Offline Document Translation vs Online Query Translation Trade-offs
OFFLINE DOCUMENT TRANSLATION
Translate all documents into a canonical language (usually English) at indexing time. Search and retrieval operate in the canonical language only.
Advantages: Simpler retrieval architecture. Single language index. No query translation latency. Higher retrieval quality because documents were translated offline with more compute.
Disadvantages: Translation quality affects all downstream tasks. Storage cost (store original + translated). Translation errors propagate. Cannot handle language-specific nuances that are lost in translation.

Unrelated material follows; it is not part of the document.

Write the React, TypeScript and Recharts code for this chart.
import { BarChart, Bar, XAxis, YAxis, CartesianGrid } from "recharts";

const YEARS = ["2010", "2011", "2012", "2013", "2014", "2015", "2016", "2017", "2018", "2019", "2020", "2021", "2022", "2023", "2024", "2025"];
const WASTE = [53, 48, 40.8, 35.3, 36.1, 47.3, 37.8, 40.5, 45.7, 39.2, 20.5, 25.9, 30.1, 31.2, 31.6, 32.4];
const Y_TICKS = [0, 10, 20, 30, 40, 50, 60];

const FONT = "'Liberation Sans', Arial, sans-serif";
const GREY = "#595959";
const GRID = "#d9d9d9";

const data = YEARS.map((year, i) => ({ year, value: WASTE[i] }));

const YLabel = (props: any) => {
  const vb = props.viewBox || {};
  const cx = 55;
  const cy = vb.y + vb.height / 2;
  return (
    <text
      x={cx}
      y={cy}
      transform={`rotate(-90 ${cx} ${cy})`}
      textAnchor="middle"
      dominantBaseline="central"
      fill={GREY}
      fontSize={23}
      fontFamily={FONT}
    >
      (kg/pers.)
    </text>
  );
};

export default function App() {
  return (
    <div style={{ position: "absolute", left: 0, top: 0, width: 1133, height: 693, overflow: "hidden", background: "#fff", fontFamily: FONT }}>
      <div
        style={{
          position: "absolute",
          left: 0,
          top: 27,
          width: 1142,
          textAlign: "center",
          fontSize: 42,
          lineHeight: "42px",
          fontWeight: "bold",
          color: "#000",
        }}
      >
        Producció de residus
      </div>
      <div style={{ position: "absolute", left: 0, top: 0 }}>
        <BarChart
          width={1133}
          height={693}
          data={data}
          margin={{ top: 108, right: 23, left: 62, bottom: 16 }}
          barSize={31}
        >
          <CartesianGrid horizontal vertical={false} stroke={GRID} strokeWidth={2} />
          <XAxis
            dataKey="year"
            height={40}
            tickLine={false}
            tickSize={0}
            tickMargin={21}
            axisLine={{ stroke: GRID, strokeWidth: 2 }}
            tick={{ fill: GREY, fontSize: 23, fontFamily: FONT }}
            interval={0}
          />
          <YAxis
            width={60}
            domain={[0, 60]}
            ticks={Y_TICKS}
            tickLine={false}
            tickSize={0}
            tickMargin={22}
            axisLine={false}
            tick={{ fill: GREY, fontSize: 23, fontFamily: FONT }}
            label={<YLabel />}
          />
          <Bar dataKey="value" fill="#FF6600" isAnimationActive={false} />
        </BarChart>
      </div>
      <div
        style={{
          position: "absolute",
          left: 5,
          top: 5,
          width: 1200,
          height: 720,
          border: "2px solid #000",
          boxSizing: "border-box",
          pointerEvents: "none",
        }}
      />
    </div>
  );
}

Best for: document search, knowledge bases where translation quality is acceptable and retrieval quality is paramount.
ONLINE QUERY TRANSLATION
Keep documents in original languages. Translate user queries into document languages at query time, or use multilingual embeddings for language-agnostic search.

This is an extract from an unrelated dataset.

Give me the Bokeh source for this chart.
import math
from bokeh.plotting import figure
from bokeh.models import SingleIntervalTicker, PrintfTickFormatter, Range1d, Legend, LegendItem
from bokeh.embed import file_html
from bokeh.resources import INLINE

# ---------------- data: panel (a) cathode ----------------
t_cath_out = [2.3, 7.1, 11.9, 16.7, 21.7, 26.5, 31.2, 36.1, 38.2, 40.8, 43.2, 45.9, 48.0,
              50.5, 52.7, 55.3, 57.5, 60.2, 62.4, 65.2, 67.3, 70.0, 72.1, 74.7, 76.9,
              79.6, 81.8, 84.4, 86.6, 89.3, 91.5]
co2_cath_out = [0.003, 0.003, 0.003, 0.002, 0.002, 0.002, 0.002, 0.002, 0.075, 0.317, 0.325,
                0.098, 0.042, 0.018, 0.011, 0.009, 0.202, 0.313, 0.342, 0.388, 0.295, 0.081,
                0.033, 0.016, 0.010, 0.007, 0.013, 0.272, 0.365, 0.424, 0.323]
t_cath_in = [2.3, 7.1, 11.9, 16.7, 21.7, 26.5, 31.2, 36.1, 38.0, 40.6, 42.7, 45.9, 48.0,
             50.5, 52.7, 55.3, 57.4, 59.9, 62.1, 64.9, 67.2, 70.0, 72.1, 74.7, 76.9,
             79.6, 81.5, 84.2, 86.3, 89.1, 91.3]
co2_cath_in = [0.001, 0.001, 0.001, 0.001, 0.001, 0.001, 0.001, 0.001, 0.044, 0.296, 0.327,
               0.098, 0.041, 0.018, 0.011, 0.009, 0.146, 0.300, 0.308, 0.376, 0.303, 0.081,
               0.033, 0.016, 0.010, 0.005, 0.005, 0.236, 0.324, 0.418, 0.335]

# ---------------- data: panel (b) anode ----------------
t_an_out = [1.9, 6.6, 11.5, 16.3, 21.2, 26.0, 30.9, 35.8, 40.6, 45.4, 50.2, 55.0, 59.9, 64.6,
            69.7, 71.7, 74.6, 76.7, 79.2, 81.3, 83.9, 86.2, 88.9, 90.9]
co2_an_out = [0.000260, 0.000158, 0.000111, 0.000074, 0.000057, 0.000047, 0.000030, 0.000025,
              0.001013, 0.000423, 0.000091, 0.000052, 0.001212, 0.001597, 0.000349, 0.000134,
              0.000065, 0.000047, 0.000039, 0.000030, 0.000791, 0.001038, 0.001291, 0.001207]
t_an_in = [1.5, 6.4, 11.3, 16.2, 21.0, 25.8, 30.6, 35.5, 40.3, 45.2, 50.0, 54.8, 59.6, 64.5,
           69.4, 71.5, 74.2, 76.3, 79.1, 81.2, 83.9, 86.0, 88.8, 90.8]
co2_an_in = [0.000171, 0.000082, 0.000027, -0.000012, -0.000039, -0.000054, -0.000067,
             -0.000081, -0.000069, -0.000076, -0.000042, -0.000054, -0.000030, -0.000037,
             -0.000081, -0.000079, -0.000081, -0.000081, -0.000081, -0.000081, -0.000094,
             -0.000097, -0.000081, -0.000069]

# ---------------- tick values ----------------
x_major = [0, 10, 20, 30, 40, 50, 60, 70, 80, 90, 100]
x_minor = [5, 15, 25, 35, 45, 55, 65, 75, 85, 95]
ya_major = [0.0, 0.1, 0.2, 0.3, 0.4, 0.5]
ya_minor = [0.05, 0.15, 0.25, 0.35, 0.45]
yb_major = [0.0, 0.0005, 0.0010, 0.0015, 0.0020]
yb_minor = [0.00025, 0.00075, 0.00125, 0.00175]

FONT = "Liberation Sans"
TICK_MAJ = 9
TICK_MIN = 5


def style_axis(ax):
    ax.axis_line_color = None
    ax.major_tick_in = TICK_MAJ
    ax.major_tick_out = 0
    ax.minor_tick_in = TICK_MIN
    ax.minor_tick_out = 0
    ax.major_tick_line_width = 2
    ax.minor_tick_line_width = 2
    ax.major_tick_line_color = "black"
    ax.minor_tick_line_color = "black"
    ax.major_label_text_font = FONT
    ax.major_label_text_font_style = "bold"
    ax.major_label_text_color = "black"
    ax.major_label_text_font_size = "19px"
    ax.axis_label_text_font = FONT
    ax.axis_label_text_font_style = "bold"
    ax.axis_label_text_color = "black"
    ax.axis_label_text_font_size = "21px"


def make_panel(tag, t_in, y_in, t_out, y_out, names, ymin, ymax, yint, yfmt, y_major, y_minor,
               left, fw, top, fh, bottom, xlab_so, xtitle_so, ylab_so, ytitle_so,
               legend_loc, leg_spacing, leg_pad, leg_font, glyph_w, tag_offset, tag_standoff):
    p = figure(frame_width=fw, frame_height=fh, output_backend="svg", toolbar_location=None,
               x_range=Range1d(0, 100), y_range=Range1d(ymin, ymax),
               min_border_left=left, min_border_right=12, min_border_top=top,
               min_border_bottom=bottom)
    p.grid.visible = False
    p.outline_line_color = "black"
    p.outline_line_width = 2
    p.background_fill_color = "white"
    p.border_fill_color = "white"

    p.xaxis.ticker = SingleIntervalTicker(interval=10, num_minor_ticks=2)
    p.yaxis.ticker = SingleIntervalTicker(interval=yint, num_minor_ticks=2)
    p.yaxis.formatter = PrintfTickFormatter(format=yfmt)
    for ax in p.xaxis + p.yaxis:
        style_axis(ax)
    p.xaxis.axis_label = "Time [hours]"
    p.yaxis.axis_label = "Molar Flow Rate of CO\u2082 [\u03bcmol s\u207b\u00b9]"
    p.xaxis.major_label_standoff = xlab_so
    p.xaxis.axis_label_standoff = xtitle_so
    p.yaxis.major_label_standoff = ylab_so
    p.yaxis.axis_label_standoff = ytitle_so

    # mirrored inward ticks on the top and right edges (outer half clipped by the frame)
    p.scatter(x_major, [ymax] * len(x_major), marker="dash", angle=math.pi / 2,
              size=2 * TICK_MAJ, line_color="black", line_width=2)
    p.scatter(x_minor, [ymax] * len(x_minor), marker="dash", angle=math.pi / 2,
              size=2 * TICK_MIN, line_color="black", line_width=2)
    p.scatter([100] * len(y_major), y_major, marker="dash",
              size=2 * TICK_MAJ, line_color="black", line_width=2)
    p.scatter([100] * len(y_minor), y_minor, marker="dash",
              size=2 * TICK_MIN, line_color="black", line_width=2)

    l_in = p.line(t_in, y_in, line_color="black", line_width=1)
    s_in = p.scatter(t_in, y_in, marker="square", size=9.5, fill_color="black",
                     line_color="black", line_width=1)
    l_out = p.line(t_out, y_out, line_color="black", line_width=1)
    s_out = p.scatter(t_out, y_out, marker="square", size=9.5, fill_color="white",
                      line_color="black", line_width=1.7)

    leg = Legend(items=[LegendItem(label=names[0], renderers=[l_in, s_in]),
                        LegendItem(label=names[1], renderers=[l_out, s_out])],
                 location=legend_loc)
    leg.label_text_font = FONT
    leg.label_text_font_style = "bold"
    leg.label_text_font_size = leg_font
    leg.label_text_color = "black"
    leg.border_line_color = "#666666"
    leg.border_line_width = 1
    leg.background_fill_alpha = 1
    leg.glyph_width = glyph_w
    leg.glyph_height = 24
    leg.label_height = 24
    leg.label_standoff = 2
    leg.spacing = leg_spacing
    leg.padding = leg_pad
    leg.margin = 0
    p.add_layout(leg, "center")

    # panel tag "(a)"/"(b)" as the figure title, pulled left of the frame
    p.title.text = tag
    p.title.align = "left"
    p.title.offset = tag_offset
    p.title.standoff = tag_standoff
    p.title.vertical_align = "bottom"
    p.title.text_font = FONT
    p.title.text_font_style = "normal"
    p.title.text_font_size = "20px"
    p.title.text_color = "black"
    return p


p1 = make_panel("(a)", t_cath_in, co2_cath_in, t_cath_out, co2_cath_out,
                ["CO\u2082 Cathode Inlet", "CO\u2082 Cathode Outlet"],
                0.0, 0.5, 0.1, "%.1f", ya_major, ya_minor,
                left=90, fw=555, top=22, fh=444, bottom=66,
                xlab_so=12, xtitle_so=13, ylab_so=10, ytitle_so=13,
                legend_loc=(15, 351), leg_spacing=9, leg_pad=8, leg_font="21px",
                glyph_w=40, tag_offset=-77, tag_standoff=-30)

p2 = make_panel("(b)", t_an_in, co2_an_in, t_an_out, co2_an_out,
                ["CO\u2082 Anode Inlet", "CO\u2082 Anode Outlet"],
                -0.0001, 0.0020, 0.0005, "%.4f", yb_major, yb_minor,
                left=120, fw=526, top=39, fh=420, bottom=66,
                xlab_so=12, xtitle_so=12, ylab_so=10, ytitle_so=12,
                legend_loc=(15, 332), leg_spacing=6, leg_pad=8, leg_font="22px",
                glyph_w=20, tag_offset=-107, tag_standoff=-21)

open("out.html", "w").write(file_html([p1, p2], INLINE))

Advantages: Documents preserved in original form. No translation storage cost. Can update translation models without re-indexing. Supports language-specific features.
Disadvantages: Query latency includes translation time (50-200ms). Query translation errors affect retrieval. Need to translate to multiple languages if documents span many languages.
Best for: real-time search where documents must remain in original language, or where language diversity is high.
HYBRID APPROACH
Use multilingual embeddings that map all languages into a shared vector space. No explicit translation needed—semantically similar content clusters together regardless of language.
Trade-off: Multilingual embeddings are less precise than monolingual ones. Cross-lingual retrieval recall is typically 10-20% lower than same-language retrieval. Acceptable for many use cases.